Levei um bom tempo ignorando seu corpinho magro sobre a escrivaninha, meio que se escondendo entre livros e lápis, ingenuamente refugiado sob as contas do mês (logo elas), tentando se passar por mais uma daquelas canetas que insistem em se perder do estojo. Ficamos quase uma semana nesse escreve-e-apaga: nos fingindo de mortos.

Só que ela estava morta de fato já havia alguns dias, desde que expirou sua última ponta de grafite no meu caderno de anotações bobas. 

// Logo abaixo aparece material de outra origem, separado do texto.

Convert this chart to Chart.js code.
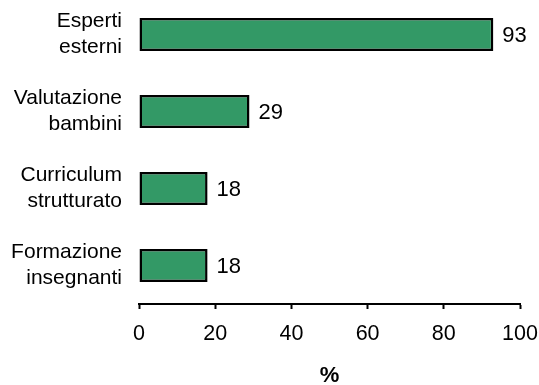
<!DOCTYPE html>
<html>
<head>
<meta charset="utf-8">
<script src="https://cdn.jsdelivr.net/npm/chart.js@4/dist/chart.umd.min.js"></script>
<style>
  html, body { margin: 0; padding: 0; background: #fff; overflow: hidden; }
  #wrap { position: relative; width: 539px; height: 385px; overflow: hidden; }
  #wrap canvas { position: absolute; left: 0; top: -4px; }
</style>
</head>
<body>
<div id="wrap"><canvas id="c" width="539" height="389"></canvas></div>
<script>
// Categories (two-line labels) and percentage values
const categories = [
  ['Esperti', 'esterni'],
  ['Valutazione', 'bambini'],
  ['Curriculum', 'strutturato'],
  ['Formazione', 'insegnanti']
];
const values = [93, 29, 18, 18];
const xTicks = [0, 20, 40, 60, 80, 100];
const xTitle = '%';

const FONT = 'Arial, "Liberation Sans", sans-serif';

// Writes each bar's value just past its end
const valueLabels = {
  id: 'valueLabels',
  afterDatasetsDraw(chart) {
    const { ctx } = chart;
    const meta = chart.getDatasetMeta(0);
    ctx.save();
    ctx.font = '22px ' + FONT;
    ctx.fillStyle = '#000';
    ctx.textAlign = 'left';
    ctx.textBaseline = 'middle';
    meta.data.forEach((bar, i) => {
      ctx.fillText(String(values[i]), bar.x + 9, bar.y + 1);
    });
    ctx.restore();
  }
};

new Chart(document.getElementById('c'), {
  type: 'bar',
  data: {
    labels: categories,
    datasets: [{
      data: values,
      backgroundColor: '#339966',
      borderColor: '#000',
      borderWidth: 2.5,
      borderSkipped: false,
      barPercentage: 0.43,
      categoryPercentage: 1
    }]
  },
  options: {
    indexAxis: 'y',
    responsive: false,
    animation: false,
    layout: { padding: { left: 0, right: 19, top: 0, bottom: 0 } },
    plugins: { legend: { display: false }, tooltip: { enabled: false } },
    scales: {
      y: {
        grid: { display: false, drawTicks: false },
        border: { display: false },
        ticks: {
          color: '#000',
          padding: 17,
          font: { family: FONT, size: 21, lineHeight: 1.24 }
        },
        afterFit(scale) {
          scale.width = 139;
          scale.paddingTop = 0;
          scale.paddingBottom = 0;
        }
      },
      x: {
        min: 0,
        max: 100,
        afterBuildTicks(scale) { scale.ticks = xTicks.map(v => ({ value: v })); },
        grid: {
          display: true,
          drawOnChartArea: false,
          drawTicks: true,
          tickLength: 5,
          tickWidth: 2,
          tickColor: '#000',
          color: '#000'
        },
        border: { display: true, color: '#000', width: 2 },
        ticks: {
          color: '#000',
          padding: 12,
          maxRotation: 0,
          font: { family: FONT, size: 21.5 }
        },
        title: {
          display: true,
          text: xTitle,
          color: '#000',
          padding: { top: 0, bottom: 0 },
          font: { family: FONT, size: 22, weight: 'bold', lineHeight: 0.8 }
        },
        afterFit(scale) {
          scale.height = 81;
          scale.paddingLeft = 0;
          scale.paddingRight = 0;
        }
      }
    }
  },
  plugins: [valueLabels]
});
</script>
</body>
</html>
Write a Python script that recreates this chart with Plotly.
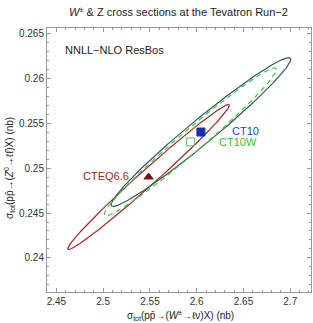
import numpy as np
import plotly.graph_objects as go

# PDF sets and their central predictions (nb)
sets = ["CTEQ6.6", "CT10", "CT10W"]
sigma_W = [2.5485, 2.6045, 2.5932]
sigma_Z = [0.2490, 0.2540, 0.2529]
# ellipse half-extents and correlation
half_W = [0.0865, 0.0960, 0.0921]
half_Z = [0.00806, 0.00826, 0.00822]
corr = [0.989, 0.977, 0.980]

x_ticks = [2.45, 2.5, 2.55, 2.6, 2.65, 2.7]
y_ticks = [0.24, 0.245, 0.25, 0.255, 0.26, 0.265]

line_colors = ["#a5282b", "#2f5a5c", "#3fc63f"]
line_dash = ["solid", "solid", "5px,4px"]
marker_colors = ["#8b0a0a", "#1030b8", "#4ccc4c"]
marker_symbols = ["triangle-up", "square", "square-open"]
label_colors = ["#a0282b", "#2a3fd6", "#33c433"]

fig = go.Figure()
t = np.linspace(0, 2 * np.pi, 500)
for i in range(3):
    phi = np.arccos(corr[i])
    ex = sigma_W[i] + half_W[i] * np.cos(t)
    ey = sigma_Z[i] + half_Z[i] * np.cos(t - phi)
    fig.add_trace(go.Scatter(x=ex, y=ey, mode="lines",
                             line=dict(color=line_colors[i], width=1.2, dash=line_dash[i]),
                             hoverinfo="skip", showlegend=False))
for i in range(3):
    fig.add_trace(go.Scatter(x=[sigma_W[i]], y=[sigma_Z[i]], mode="markers",
                             marker=dict(symbol=marker_symbols[i], color=marker_colors[i], size=8,
                                         line=dict(color=marker_colors[i], width=1)),
                             showlegend=False))

# labels
fig.add_annotation(x=2.5295, y=0.2491, text="CTEQ6.6", showarrow=False,
                   xanchor="right", yanchor="middle", font=dict(color=label_colors[0], size=11))
fig.add_annotation(x=2.6355, y=0.25415, text="CT10", showarrow=False,
                   xanchor="left", yanchor="middle", font=dict(color=label_colors[1], size=11))
fig.add_annotation(x=2.6215, y=0.25290, text="CT10W", showarrow=False,
                   xanchor="left", yanchor="middle", font=dict(color=label_colors[2], size=11))
fig.add_annotation(x=0.06, y=0.915, xref="paper", yref="paper", text="NNLL−NLO ResBos",
                   showarrow=False, xanchor="left", yanchor="middle",
                   font=dict(color="#222", size=11))
# axis titles
fig.add_annotation(x=0.504, y=-0.09, xref="paper", yref="paper",
                   text="σ<sub>tot</sub>(pp̄→(<i>W</i><sup>±</sup>→ℓν)X) (nb)",
                   showarrow=False, xanchor="center", yanchor="middle",
                   font=dict(size=10, color="#222"))
fig.add_annotation(x=-0.14, y=0.47, xref="paper", yref="paper", textangle=-90,
                   text="σ<sub>tot</sub>(pp̄→(<i>Z</i><sup>0</sup>→ℓℓ̄)X) (nb)",
                   showarrow=False, xanchor="center", yanchor="middle",
                   font=dict(size=10, color="#222"))

axis_common = dict(showgrid=False, zeroline=False, showline=True, linecolor="#9a9a9a",
                   linewidth=1, mirror="ticks", ticks="inside", ticklen=4, tickcolor="#9a9a9a",
                   tickfont=dict(size=10, color="#333"))
fig.update_xaxes(range=[2.4399, 2.7222], tickvals=x_ticks,
                 ticktext=[f"{v:g}" for v in x_ticks],
                 minor=dict(ticks="inside", dtick=0.01, ticklen=2, tickcolor="#9a9a9a"),
                 **axis_common)
fig.update_yaxes(range=[0.23622, 0.26556], tickvals=y_ticks,
                 ticktext=[f"{v:g}" for v in y_ticks],
                 minor=dict(ticks="inside", dtick=0.001, ticklen=2, tickcolor="#9a9a9a"),
                 **axis_common)
fig.update_layout(width=313, height=323, margin=dict(l=47, r=2, t=28, b=31),
                  plot_bgcolor="white", paper_bgcolor="white",
                  font=dict(family="Liberation Sans, Arial, sans-serif"),
                  title=dict(text="<i>W</i><sup>±</sup> & Z cross sections at the Tevatron Run−2",
                             x=0.57, xanchor="center", y=0.962, yanchor="middle",
                             font=dict(size=11, color="#222")))
fig.write_html("out.html", config={"displayModeBar": False, "staticPlot": True},
               post_script="document.body.style.margin='0';")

Foi tudo muito rápido. Estava eu no sofá, a tevê no mute, o note em descanso de tela. Ruminava umas ideias de lá, mastigava umas palavras de cá, quando a coitada engasgou feio e travou do bico à borrachinha. Ainda a sacudi, dei-lhe uns tapinhas, fiz massagem, troquei o zero-sete, mas nada. Não deu mais sinal de vida.

Senti o baque. Tanto é que não tive coragem de enterrá-la na hora, e ela foi parar na minha mesa, em meio a dezenas de alrafábios (é assim que eu chamo os meus alfarrábios). Ganhou a chance de se despedir de seus fiéis companheiros de escritório e até de alguns desafetos, como a Dona Borracha, de quem invariavelmente divergia.

Vou sentir saudade daquela magrelinha azul. Fez tanta lista de supermercado generosa, com direito a Häagen Dazs e Passatempo recheado. Calculou tanto orçamento de viagem que acabou em retratos felizes. Grifou tanta besteira de rir sozinho no metrô cheio. Deu (algum) sentido a tanto parágrafo-maçaroca. Anotou tanta frase que virou crônica. Disputou tanto jogo da velha. Rascunhou tantos sonhos.

Me ajudou a jamais esquecer o e-mail da minha primeira e única namorada.

Pena eu não poder reunir mais todas as folhas pelas quais ela passou um dia, nas quais rabiscou estórias, guardou segredos, deixou pegadas, sublinhou memórias, tracejou mapas, circulou tesouros – estradas de celulose nas quais riscou versos, sílabas, letras, dúvidas, exclamações, não sei quantas vírgulas de vida.

Só eu mesmo pra arrumar melancolia numa hora dessas.